Start off by giving an example:
- Point to one of the words on the board, such as "chair."
- Ask the students if it is a person? (No.) Is it a place? (No.) So then it must be a .... (Thing!)
- Instruct the students that only the people in the "things" group would write that word on their group board.
Ask the students if they have any questions, and then allow them no more than 10 minutes to write down all of their nouns. In the meantime, create a three-column table on the board next to the list of nouns. Label each column People, Places and Things.
Have one volunteer from each group write on the classroom board all of the nouns for their category in the appropriate column on the chart.

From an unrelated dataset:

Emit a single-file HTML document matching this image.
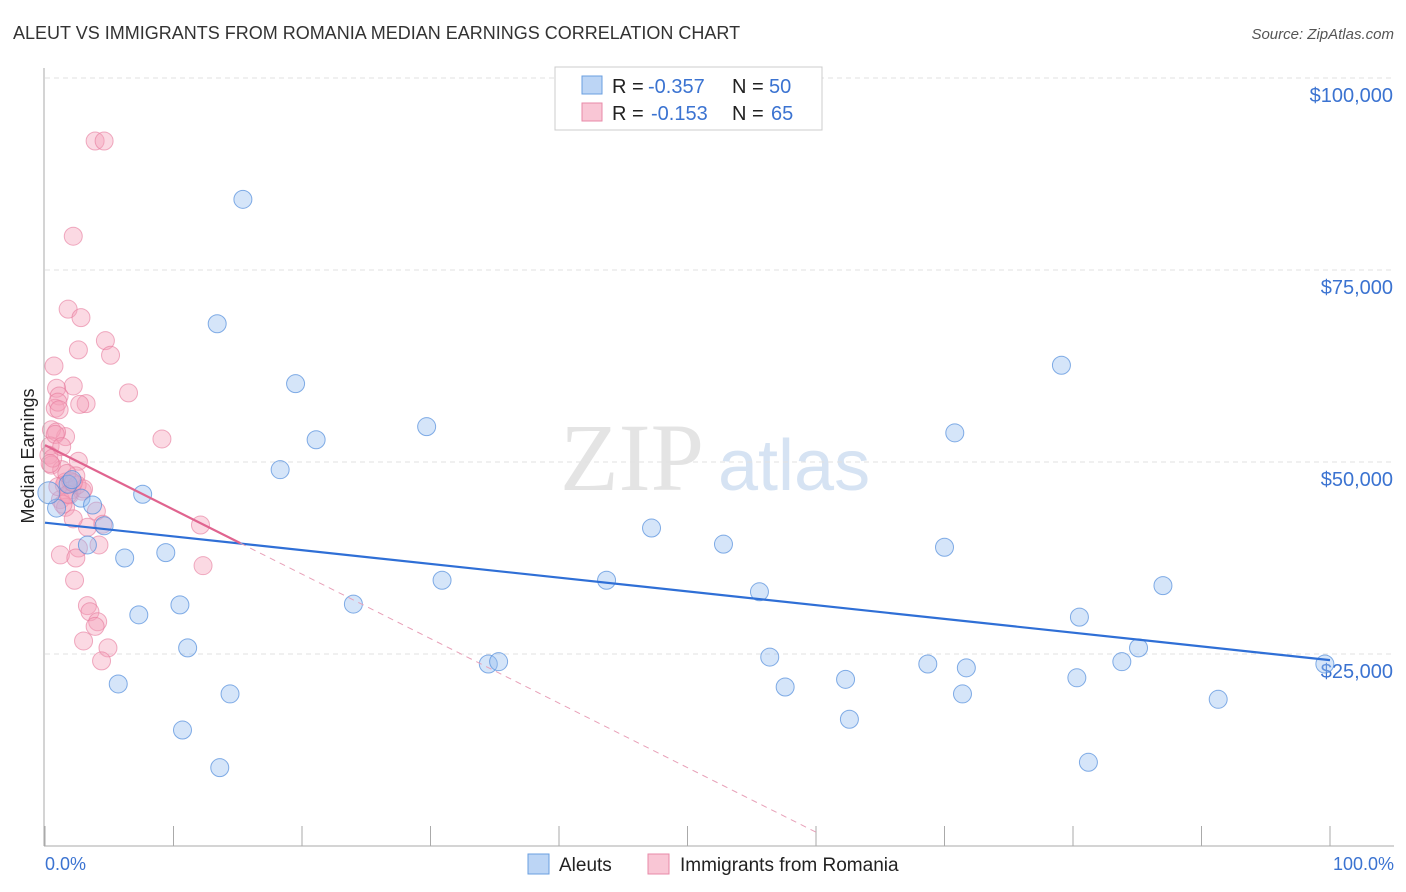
<!DOCTYPE html>
<html><head><meta charset="utf-8"><style>
body{margin:0;background:#fff;font-family:"Liberation Sans",sans-serif}
svg{display:block}
</style></head><body>
<svg id="chart" width="1406" height="892">
<text x="13" y="39" font-size="18" fill="#333">ALEUT VS IMMIGRANTS FROM ROMANIA MEDIAN EARNINGS CORRELATION CHART</text>
<text x="1394" y="39" font-size="15" fill="#555" font-style="italic" text-anchor="end">Source: ZipAtlas.com</text>
<text x="560" y="490" font-size="96" fill="#e4e4e4" font-family="Liberation Serif">ZIP</text>
<text x="718" y="490" font-size="72" fill="#d6e3f3">atlas</text>
<text transform="translate(34,456) rotate(-90)" font-size="18" fill="#222" text-anchor="middle">Median Earnings</text>
<g id="grid"></g><g id="ticks"></g><g id="pts"></g><g id="lines"></g>
<line x1="44" y1="68" x2="44" y2="846" stroke="#aaa"/>
<line x1="44" y1="846" x2="1394" y2="846" stroke="#aaa"/>
<text x="45" y="870" font-size="18" fill="#3b73d1">0.0%</text>
<text x="1394" y="870" font-size="18" fill="#3b73d1" text-anchor="end">100.0%</text>
<g font-size="20">
<rect x="555" y="67" width="267" height="63" fill="#fff" stroke="#ccc"/>
<rect x="582" y="76" width="20" height="18" fill="#bcd5f5" stroke="#6a9fe0"/>
<rect x="582" y="103" width="20" height="18" fill="#f9c6d5" stroke="#e88aa8"/>
<text x="612" y="93" fill="#222">R =</text>
<text x="648" y="93" fill="#3b73d1">-0.357</text>
<text x="732" y="93" fill="#222">N =</text>
<text x="769" y="93" fill="#3b73d1">50</text>
<text x="612" y="120" fill="#222">R =</text>
<text x="651" y="120" fill="#3b73d1">-0.153</text>
<text x="732" y="120" fill="#222">N =</text>
<text x="771" y="120" fill="#3b73d1">65</text>
</g>
<g>
<rect x="528" y="854" width="21" height="20" fill="#bcd5f5" stroke="#6a9fe0"/>
<text x="559" y="871" font-size="19" fill="#222">Aleuts</text>
<rect x="648" y="854" width="21" height="20" fill="#f9c6d5" stroke="#e88aa8"/>
<text x="680" y="871" font-size="19" fill="#222">Immigrants from Romania</text>
</g>
</svg>
<script>
const yTicks=[25000,50000,75000,100000];
const yTickLabels=["$25,000","$50,000","$75,000","$100,000"];
const blueX=[15.4,13.4,19.5,21.1,18.3,29.7,7.6,2.8,3.7,0.9,1.8,2.1,4.6,3.3,6.2,9.4,7.3,10.5,11.1,5.7,14.4,10.7,13.6,24.0,30.9,34.5,35.3,43.7,47.2,52.8,55.6,56.4,57.6,62.3,62.6,68.7,70.0,70.8,71.4,71.7,79.1,80.5,80.3,81.2,83.8,85.1,87.0,91.3,99.6,0.3];
const blueY=[84.2,68.0,60.2,52.9,49.0,54.6,45.8,45.3,44.4,44.0,47.1,47.7,41.7,39.2,37.5,38.2,30.1,31.4,25.8,21.1,19.8,15.1,10.2,31.5,34.6,23.7,24.0,34.6,41.4,39.3,33.1,24.6,20.7,21.7,16.5,23.7,38.9,53.8,19.8,23.2,62.6,29.8,21.9,10.9,24.0,25.8,33.9,19.1,23.7,46.0];
const pinkX=[3.9,4.6,2.2,1.8,2.8,4.7,5.1,2.6,0.7,2.2,6.5,0.9,1.1,3.2,0.8,1.0,9.1,1.6,0.5,0.9,0.4,0.3,2.6,0.5,1.3,2.4,1.6,2.1,1.2,1.9,1.6,4.0,12.1,3.3,2.2,4.5,4.2,2.6,1.2,2.4,12.3,2.3,3.3,3.5,4.1,3.9,3.0,4.9,4.4,1.5,2.0,1.0,0.6,2.9,1.7,0.4,1.4,2.5,3.0,1.8,0.8,2.7,1.1,1.3,2.2];
const pinkY=[91.8,91.8,79.4,69.9,68.8,65.8,63.9,64.6,62.5,59.9,59.0,59.6,58.6,57.6,57.0,57.8,53.0,53.3,54.2,53.9,52.1,50.9,50.1,49.6,49.0,48.2,47.4,46.4,45.1,45.7,44.1,43.6,41.8,41.5,42.6,41.9,39.2,38.8,37.9,37.5,36.5,34.6,31.3,30.5,29.2,28.6,26.7,25.8,24.1,47.0,47.5,46.8,50.5,46.2,48.5,49.8,44.5,47.0,46.5,45.8,53.6,57.5,56.8,52.0,47.3];
const blueLine=[42.1,24.2];
const pinkLine=[52.2,-0.84];
const NS="http://www.w3.org/2000/svg";
const xs=v=>45+v*12.85, ys=v=>846-v*192/25000;
function mk(t,a,p){const e=document.createElementNS(NS,t);for(const k in a)e.setAttribute(k,a[k]);p.appendChild(e);return e;}
const grid=document.getElementById('grid'),ticks=document.getElementById('ticks'),pts=document.getElementById('pts'),lines=document.getElementById('lines');
yTicks.forEach((t,i)=>{
 const l=mk('line',{x1:45,x2:1394,y1:ys(t),y2:ys(t),stroke:'#e2e2e2','stroke-dasharray':'5,4'},grid);
 
 
 const tx=mk('text',{x:1393,y:ys(t)+24,'font-size':20,fill:'#3b73d1','text-anchor':'end'},ticks);
 tx.textContent=yTickLabels[i];
 
 
});
for(let i=0;i<=10;i++){
 const l=mk('line',{x1:xs(i*10),x2:xs(i*10),y1:826,y2:846,stroke:'#aaa'},ticks);
 
 
}
pinkX.forEach((x,i)=>{
 const c=mk('circle',{cx:xs(x),cy:ys(pinkY[i]*1000),r:9,fill:'rgba(245,160,185,0.4)',stroke:'rgba(230,120,155,0.6)','stroke-width':1},pts);
 
 
});
blueX.forEach((x,i)=>{
 const c=mk('circle',{cx:xs(x),cy:ys(blueY[i]*1000),r:i==49?11:9,fill:'rgba(150,190,240,0.4)',stroke:'rgba(80,140,220,0.7)','stroke-width':1},pts);
 
 
});
const bl=mk('line',{x1:xs(0),y1:ys(blueLine[0]*1000),x2:xs(100),y2:ys(blueLine[1]*1000),stroke:'#2f6fd6','stroke-width':2.2},lines);


const pe=15.2, pz=60;
const pl=mk('line',{x1:xs(0),y1:ys(pinkLine[0]*1000),x2:xs(pe),y2:ys((pinkLine[0]+pinkLine[1]*pe)*1000),stroke:'#e0648f','stroke-width':2.2},lines);


const pd=mk('line',{x1:xs(pe),y1:ys((pinkLine[0]+pinkLine[1]*pe)*1000),x2:xs(pz),y2:ys((pinkLine[0]+pinkLine[1]*pz)*1000),stroke:'#e8a0b8','stroke-width':1,'stroke-dasharray':'6,5'},lines);


</script>
</body></html>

Have students copy the chart onto their note papers.
Closure and Assessment
As a homework assignment, give each student 20 index cards. Instruct them to write a noun on each index card and bring it in for the next class. Give the students time in class to start the assignment to ensure that they understand the assignment. This also helps students with specific learning disabilities because they frequently forget that they have homework or forget what they are supposed to do. It is important to check to see what the students have learned from the lesson before the time is up.
As a group discussion, go over the definition of a noun again and ask for examples from each student. Ask the students if they have any further questions and instruct them to write their homework assignments in their agenda books so they will be more likely to remember what they need to do. You may even wish to type up instructions on a slip of paper to send home with the index cards so parents will know what the students need to do for homework.